■ EXERCISE TASK
Output the material word for word. Leave each picture out.

■ COLLECTED MATERIAL

════════════════

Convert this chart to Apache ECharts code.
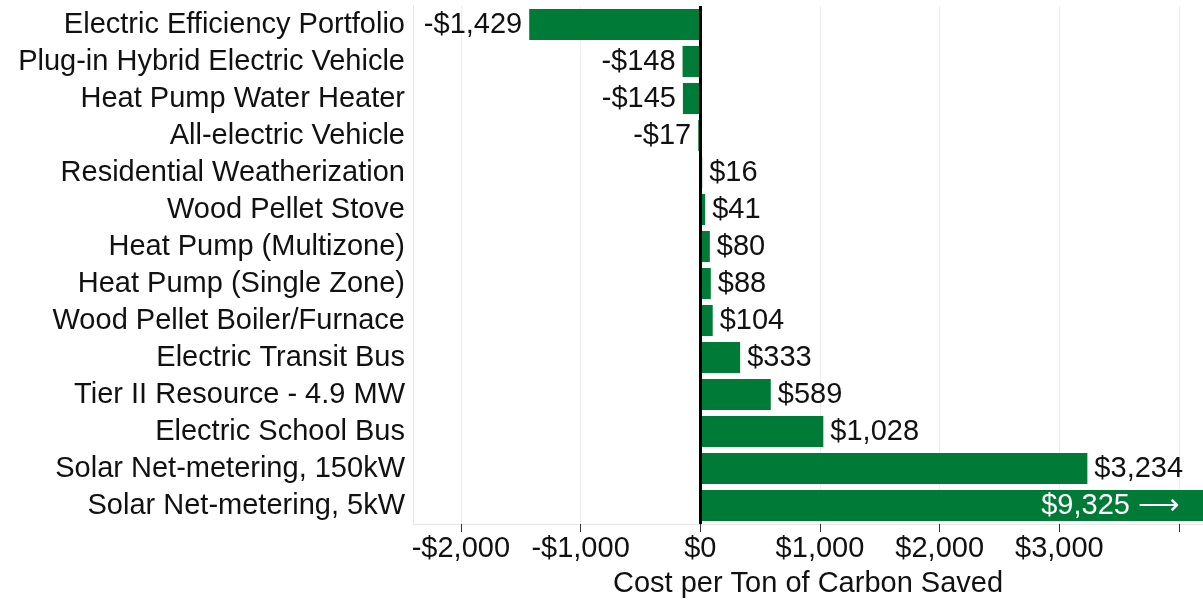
<!DOCTYPE html>
<html>
<head>
<meta charset="utf-8">
<script src="https://cdn.jsdelivr.net/npm/echarts@6/dist/echarts.min.js"></script>
<style>
  html, body { margin: 0; padding: 0; background: #fff; }
  #chart { width: 1203px; height: 604px; }
</style>
</head>
<body>
<div id="chart"></div>
<script>
// categories, top to bottom
const categories = [
  'Electric Efficiency Portfolio',
  'Plug-in Hybrid Electric Vehicle',
  'Heat Pump Water Heater',
  'All-electric Vehicle',
  'Residential Weatherization',
  'Wood Pellet Stove',
  'Heat Pump (Multizone)',
  'Heat Pump (Single Zone)',
  'Wood Pellet Boiler/Furnace',
  'Electric Transit Bus',
  'Tier II Resource - 4.9 MW',
  'Electric School Bus',
  'Solar Net-metering, 150kW',
  'Solar Net-metering, 5kW'
];
// cost per ton of carbon saved ($)
const costs = [-1429, -148, -145, -17, 16, 41, 80, 88, 104, 333, 589, 1028, 3234, 9325];

// axis
const axisMin = -2400;
const axisMax = 4200;
const tickValues = [-2000, -1000, 0, 1000, 2000, 3000, 4000];
const labelValues = [-2000, -1000, 0, 1000, 2000, 3000];

const green = '#007a37';
const ink = '#111';
const font = 'Liberation Sans, Arial, sans-serif';
const fs = 29;

function money(v) {
  return (v < 0 ? '-' : '') + '$' + Math.abs(v).toLocaleString('en-US');
}

// bar items, label side depends on sign / overflow
const barData = costs.map(function (v) {
  if (v > axisMax) {
    return {
      value: v,
      label: {
        position: 'insideRight', distance: 23, color: '#fff',
        formatter: function (p) { return money(p.value) + ' \u27F6'; }
      }
    };
  }
  return { value: v, label: { position: v < 0 ? 'left' : 'right' } };
});

const chart = echarts.init(document.getElementById('chart'));
chart.setOption({
  animation: false,
  grid: { left: 413, right: 0, top: 6, bottom: 80, containLabel: false },
  xAxis: {
    type: 'value',
    min: axisMin,
    max: axisMax,
    name: 'Cost per Ton of Carbon Saved',
    nameLocation: 'middle',
    nameGap: 45,
    nameTextStyle: { fontSize: fs, color: ink, fontFamily: font },
    axisLine: { show: true, lineStyle: { color: '#e6e6e6', width: 1 } },
    axisTick: { show: true, customValues: tickValues, length: 8, lineStyle: { color: '#333' } },
    axisLabel: {
      customValues: labelValues, margin: 10,
      fontSize: fs, color: ink, fontFamily: font,
      formatter: money
    },
    splitLine: { show: true, lineStyle: { color: '#ececec', width: 1 } }
  },
  yAxis: {
    type: 'category',
    data: categories,
    inverse: true,
    axisLine: { show: true, onZero: false, lineStyle: { color: '#e6e6e6', width: 1 } },
    axisTick: { show: false },
    axisLabel: { interval: 0, hideOverlap: false, margin: 8, fontSize: fs, color: ink, fontFamily: font }
  },
  series: [{
    type: 'bar',
    data: barData,
    barCategoryGap: '16%',
    clip: true,
    itemStyle: { color: green },
    label: {
      show: true, distance: 7,
      fontSize: fs, color: ink, fontFamily: font,
      formatter: function (p) { return money(p.value); }
    },
    markLine: {
      silent: true,
      symbol: 'none',
      label: { show: false },
      lineStyle: { color: '#000', width: 3, type: 'solid' },
      data: [{ xAxis: 0 }]
    }
  }]
});
</script>
</body>
</html>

════════════════

■ FULL OUTPUT
Convert this chart to Apache ECharts code.
<!DOCTYPE html>
<html>
<head>
<meta charset="utf-8">
<script src="https://cdn.jsdelivr.net/npm/echarts@6/dist/echarts.min.js"></script>
<style>
  html, body { margin: 0; padding: 0; background: #fff; }
  #chart { width: 1203px; height: 604px; }
</style>
</head>
<body>
<div id="chart"></div>
<script>
// categories, top to bottom
const categories = [
  'Electric Efficiency Portfolio',
  'Plug-in Hybrid Electric Vehicle',
  'Heat Pump Water Heater',
  'All-electric Vehicle',
  'Residential Weatherization',
  'Wood Pellet Stove',
  'Heat Pump (Multizone)',
  'Heat Pump (Single Zone)',
  'Wood Pellet Boiler/Furnace',
  'Electric Transit Bus',
  'Tier II Resource - 4.9 MW',
  'Electric School Bus',
  'Solar Net-metering, 150kW',
  'Solar Net-metering, 5kW'
];
// cost per ton of carbon saved ($)
const costs = [-1429, -148, -145, -17, 16, 41, 80, 88, 104, 333, 589, 1028, 3234, 9325];

// axis
const axisMin = -2400;
const axisMax = 4200;
const tickValues = [-2000, -1000, 0, 1000, 2000, 3000, 4000];
const labelValues = [-2000, -1000, 0, 1000, 2000, 3000];

const green = '#007a37';
const ink = '#111';
const font = 'Liberation Sans, Arial, sans-serif';
const fs = 29;

function money(v) {
  return (v < 0 ? '-' : '') + '$' + Math.abs(v).toLocaleString('en-US');
}

// bar items, label side depends on sign / overflow
const barData = costs.map(function (v) {
  if (v > axisMax) {
    return {
      value: v,
      label: {
        position: 'insideRight', distance: 23, color: '#fff',
        formatter: function (p) { return money(p.value) + ' \u27F6'; }
      }
    };
  }
  return { value: v, label: { position: v < 0 ? 'left' : 'right' } };
});

const chart = echarts.init(document.getElementById('chart'));
chart.setOption({
  animation: false,
  grid: { left: 413, right: 0, top: 6, bottom: 80, containLabel: false },
  xAxis: {
    type: 'value',
    min: axisMin,
    max: axisMax,
    name: 'Cost per Ton of Carbon Saved',
    nameLocation: 'middle',
    nameGap: 45,
    nameTextStyle: { fontSize: fs, color: ink, fontFamily: font },
    axisLine: { show: true, lineStyle: { color: '#e6e6e6', width: 1 } },
    axisTick: { show: true, customValues: tickValues, length: 8, lineStyle: { color: '#333' } },
    axisLabel: {
      customValues: labelValues, margin: 10,
      fontSize: fs, color: ink, fontFamily: font,
      formatter: money
    },
    splitLine: { show: true, lineStyle: { color: '#ececec', width: 1 } }
  },
  yAxis: {
    type: 'category',
    data: categories,
    inverse: true,
    axisLine: { show: true, onZero: false, lineStyle: { color: '#e6e6e6', width: 1 } },
    axisTick: { show: false },
    axisLabel: { interval: 0, hideOverlap: false, margin: 8, fontSize: fs, color: ink, fontFamily: font }
  },
  series: [{
    type: 'bar',
    data: barData,
    barCategoryGap: '16%',
    clip: true,
    itemStyle: { color: green },
    label: {
      show: true, distance: 7,
      fontSize: fs, color: ink, fontFamily: font,
      formatter: function (p) { return money(p.value); }
    },
    markLine: {
      silent: true,
      symbol: 'none',
      label: { show: false },
      lineStyle: { color: '#000', width: 3, type: 'solid' },
      data: [{ xAxis: 0 }]
    }
  }]
});
</script>
</body>
</html>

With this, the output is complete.